WVLA Local 33 News


Fresh off the heels of working for a local media startup, I joined the news team at WVLA/WGMB-TV, the Nexstar-operated affiliates for NBC and Fox in Baton Rouge.


News Photographer (July – August 2016)

I started as a ‘photog’ on Independence Day 2016, doing live shots with reporter Mary Mueller (“muller”) at the annual event on the Mississippi River levee downtown. Early that next morning, Alton Sterling was shot to death by officers of the Baton Rouge Police Department, while twelve days later, Gavin Long murdered three local policemen in response. I was there front and center as Local 33’s nightside (evening) photojournalist, capturing the protests, press conferences, police tributes and more across the Baton Rouge area.


Baton Rouge Responds to Alton Sterling

I recorded this M.O.S.–man on the street–with reporter Lucy Hayes, collecting local feedback on the shooting death of “CD Man” Alton Sterling at the Triple S Food Mart on N. Foster Drive in North Baton Rouge.

What to Do When Stopped by Police

A “look-live” is a pre-recorded package edited and worded to mock a live report. I shot this story in the station’s parking lot with then-morning anchor Deedra Wilson, as she offered tips on what to do in a traffic stop.

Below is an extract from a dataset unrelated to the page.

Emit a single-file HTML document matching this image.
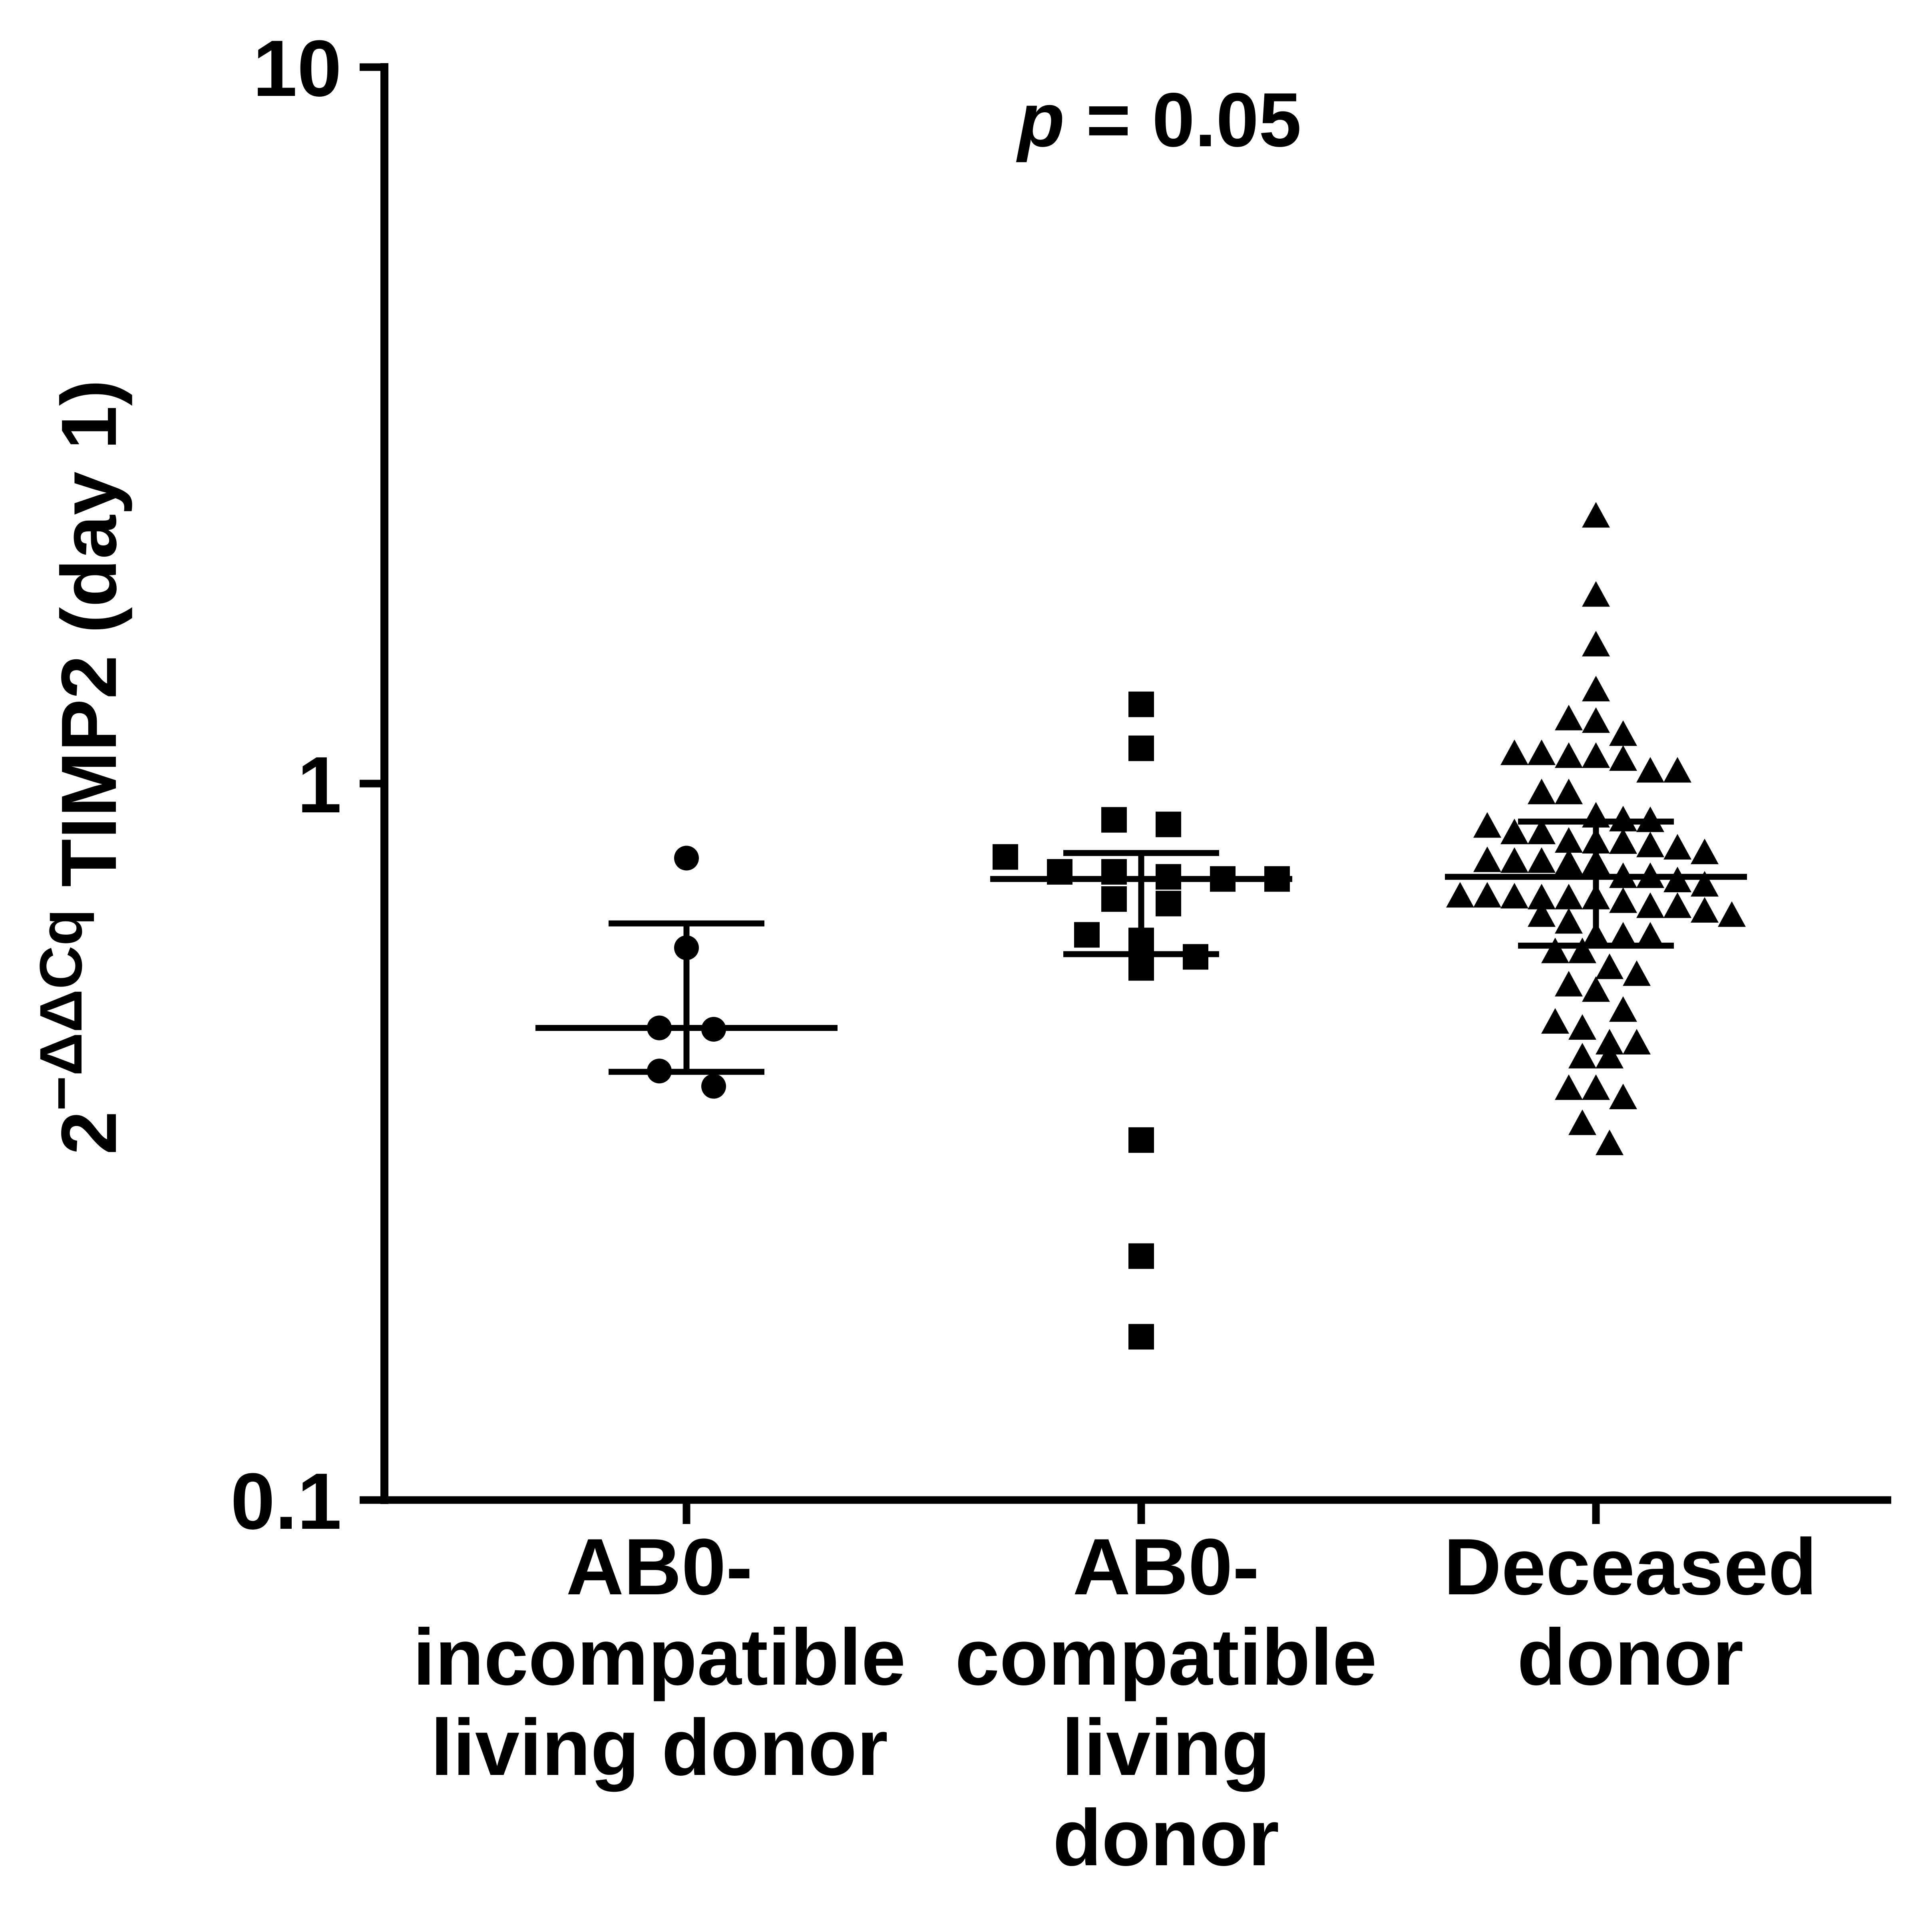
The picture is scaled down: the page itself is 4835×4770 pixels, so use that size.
<!DOCTYPE html>
<html><head><meta charset="utf-8"><style>
html,body{margin:0;padding:0;background:#fff;}
svg{display:block;}
text{font-family:"Liberation Sans",Arial,sans-serif;font-weight:bold;fill:#000;}
</style></head><body>
<svg id="chart" width="4835" height="4770" viewBox="0 0 4835 4770" xmlns="http://www.w3.org/2000/svg">
<rect width="4835" height="4770" fill="#fff"/>
<g id="axes"></g>
<g id="marks"></g>
<text x="2902" y="366" font-size="192" text-anchor="middle"><tspan font-style="italic">p</tspan> = 0.05</text>
<text transform="translate(290,1920) rotate(-90)" text-anchor="middle" font-size="196" textLength="1940" lengthAdjust="spacingAndGlyphs">2<tspan font-size="150" dy="-86">−ΔΔCq</tspan><tspan dy="86"> TIMP2 (day 1)</tspan></text>
</svg>
<script>
const categories = ["AB0-incompatible living donor", "AB0-compatible living donor", "Deceased donor"];
const labelLines = [["AB0-","incompatible","living donor"],["AB0-","compatible","living","donor"],["Deceased","donor"]];
const yTicks = [0.1, 1, 10];
const yTickLabels = ["0.1", "1", "10"];
const group1 = [0.787, 0.590, 0.454, 0.456, 0.397, 0.378];
const group2 = [1.29, 1.12, 0.877, 0.89, 0.741, 0.736, 0.753, 0.79, 0.736, 0.753, 0.68, 0.69, 0.604, 0.615, 0.553, 0.573, 0.318, 0.219, 0.169];
const group3 = [2.36, 1.83, 1.56, 1.35, 1.23, 1.22, 1.17, 1.10, 1.04, 1.09, 1.08, 1.09, 1.10, 1.04, 0.97, 0.97, 0.90, 0.887, 0.853, 0.853, 0.871, 0.889, 0.827, 0.818, 0.80, 0.778, 0.774, 0.828, 0.774, 0.78, 0.778, 0.812, 0.83, 0.741, 0.731, 0.696, 0.692, 0.694, 0.692, 0.684, 0.692, 0.696, 0.721, 0.741, 0.673, 0.654, 0.640, 0.654, 0.663, 0.673, 0.612, 0.612, 0.612, 0.582, 0.582, 0.553, 0.541, 0.523, 0.514, 0.482, 0.455, 0.464, 0.434, 0.434, 0.415, 0.415, 0.375, 0.375, 0.364, 0.335, 0.314];
const medians = [0.456, 0.736, 0.741];
const q1s = [0.396, 0.578, 0.594];
const q3s = [0.638, 0.80, 0.885];

const NS = "http://www.w3.org/2000/svg";
const X0 = 962, X1 = 4733, Y10 = 168, Y01 = 3754;
const catX = [1718, 2856, 3994];
function y(v){ return Y01 - (Math.log10(v) + 1) / 2 * (Y01 - Y10); }
function x(i){ return catX[i]; }
function mk(tag, attrs, parent){ const e=document.createElementNS(NS,tag); for(const k in attrs) e.setAttribute(k,attrs[k]); parent.appendChild(e); return e; }

const axes = document.getElementById('axes');
let l = mk('line',{x1:X0,y1:Y10-10,x2:X0,y2:Y01+10,stroke:'#000','stroke-width':20},axes);


l = mk('line',{x1:X0-10,y1:Y01,x2:X1,y2:Y01,stroke:'#000','stroke-width':19},axes);


yTicks.forEach((t,i)=>{
  const tk = mk('line',{x1:900,y1:y(t),x2:X0,y2:y(t),stroke:'#000','stroke-width':19},axes);
  
  
  const tx = mk('text',{x:855,y:y(t)+72,'font-size':200,'text-anchor':'end'},axes);
  tx.textContent = yTickLabels[i];
  
  
});
const labelCx = [1650, 2918, 4080];
categories.forEach((c,i)=>{
  const tk = mk('line',{x1:x(i),y1:Y01,x2:x(i),y2:Y01+60,stroke:'#000','stroke-width':19},axes);
  
  
  const g = mk('text',{x:labelCx[i],y:3990,'font-size':200,'text-anchor':'middle'},axes);
  
  
  labelLines[i].forEach((ln,j)=>{
    const ts = mk('tspan',{x:labelCx[i],y:3990+j*226},g);
    ts.textContent = ln;
  });
});

const marks = document.getElementById('marks');
function layout(vals, spacing, rowH, maxN){
  const idx = vals.map((v,i)=>i).sort((a,b)=>y(vals[a])-y(vals[b]));
  const res = new Array(vals.length);
  let row=[], start=null;
  function flush(){ const n=row.length; row.forEach((k,j)=>{ res[k]=(j-(n-1)/2)*spacing; }); row=[]; }
  idx.forEach(k=>{ const yy=y(vals[k]); if(start===null || yy-start>rowH || row.length>=maxN){ flush(); start=yy; } row.push(k); });
  flush();
  return res;
}
function drawErr(i){
  const g = mk('g',{},marks);
  
  
  mk('line',{x1:x(i)-378,y1:y(medians[i]),x2:x(i)+378,y2:y(medians[i]),stroke:'#000','stroke-width':15},g);
  mk('line',{x1:x(i)-195,y1:y(q3s[i]),x2:x(i)+195,y2:y(q3s[i]),stroke:'#000','stroke-width':15},g);
  mk('line',{x1:x(i)-195,y1:y(q1s[i]),x2:x(i)+195,y2:y(q1s[i]),stroke:'#000','stroke-width':15},g);
  mk('line',{x1:x(i),y1:y(q3s[i]),x2:x(i),y2:y(q1s[i]),stroke:'#000','stroke-width':15},g);
}
const off1 = layout(group1, 136, 46, 99);
group1.forEach((v,k)=>{
  const c = mk('circle',{cx:x(0)+off1[k],cy:y(v),r:31,fill:'#000'},marks);
  
  
});
drawErr(0);
const off2 = layout(group2, 136, 62, 99);
group2.forEach((v,k)=>{
  const s = mk('rect',{x:x(1)+off2[k]-32,y:y(v)-32,width:64,height:64,fill:'#000'},marks);
  
  
});
drawErr(1);
const off3 = layout(group3, 68, 72, 11);
group3.forEach((v,k)=>{
  const cx = x(2)+off3[k], cy = y(v);
  const p = mk('polygon',{points:`${cx},${cy-36} ${cx+35},${cy+28} ${cx-35},${cy+28}`,fill:'#000'},marks);
  
  
});
drawErr(2);
</script>
</body></html>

News footage on ‘The Rachel Maddow Show’ (MSNBC)

WVLA Local 33 is an NBC affiliate, so much of the footage would turn up on the larger NBC networks as part of the national coverage.

Baton Rouge Police Shooting Timeline

Still reeling from the wall-to-wall coverage of Alton Sterling and the ensuing protests, all hands were on deck once again to cover the slain officers. This was also my first time getting to work with Jeanne Burns, someone I’ve been a fan of since first moving to Baton Rouge after Katrina.

Gov. Edwards Addresses the Southern Baptist Convention

One of my final shoots, this video shows why my live hits were popular among the news staff. Coming from a background outside of news, as well as my keen eye in general, I was disciplined enough to keep my camera at least ten feet away from my talent, as this gives a them a more natural and flattering look. In tandem, I’d perform a gradual bump in (zoom in) as they began speaking, something commonly seen on network and cable news.


A VOSOT (“voh-sott,” voice-over/sound on tape) makes up the majority of what you see on local news; the anchor introduces the story, video starts playing as they continue reading and it cuts to sound from the actual story. After a long day of filming a political spat, I got a text from our station’s executive producer that ‘John Snyder’ was filming a movie at Juban Crossing in Denham Springs. Drained, I dropped off my reporter for the evening, grabbed a bite to eat and went to the assignment. Little did I know that ‘John Snyder’ was John Schneider, one of my favorite actors from one of my all-time favorite shows, ‘The Haves and the Have Nots!’ Staying professional while totally geeking out on the inside, I filmed the above VOSOT featuring the Louisiana local, as well as Austin St. John, the original red Power Ranger, on the set of their movie Tres Leches.



Production Assistant (August 2016 – March 2018)

Outside duties called for a change in position from photojournalist–a notch below reporter–to Production Assistant (P.A.) running TelePrompTer for the evening news. This lasted for about six weeks during the Rio Olympics and the August 2016 flood. But due to freelance opportunities and MyScene TV returning to air, I made a third move to Graphics Operator for the weekend broadcasts, becoming a fill-in for the morning and evening programs while being trusted enough to train new hires on all of the production equipment.

The newscasts at WVLA/WGMB made use of PLAZes, full-screen graphics displayed on the plasma TV in studio. Here are all of my PLAZ and OTS (over-the-shoulder) graphics during my time there:

This continued my “fan-to-man” streak–that is, going from being a fan of a person, show or concept to being someone who’s now in it. Growing up, I was always a fan of news production, wondering what all went into assembling a local broadcast. At NBC Local 33 News, I finally got to see it firsthand, applying what I learned to my own productions.

I resigned from Local 33 on March 5, 2018 to move to Houston, in which I was granted the opportunity to do a feature story. Using my own equipment, I interviewed Rebecca Whyte, Baton Rouge Community Manager for Yelp.com and a friend of the station.

This feature received high praise from my colleges at the station, as well as other journalists across my social media due to its copy (script), the subject matter, the composition and the intonation in my voice.

Baton Rouge Proud – Rebecca Whyte

Published on brproud.com, the story aired March 18, 2018 at the top of the 10 P.M. show, my final newscast at WVLA.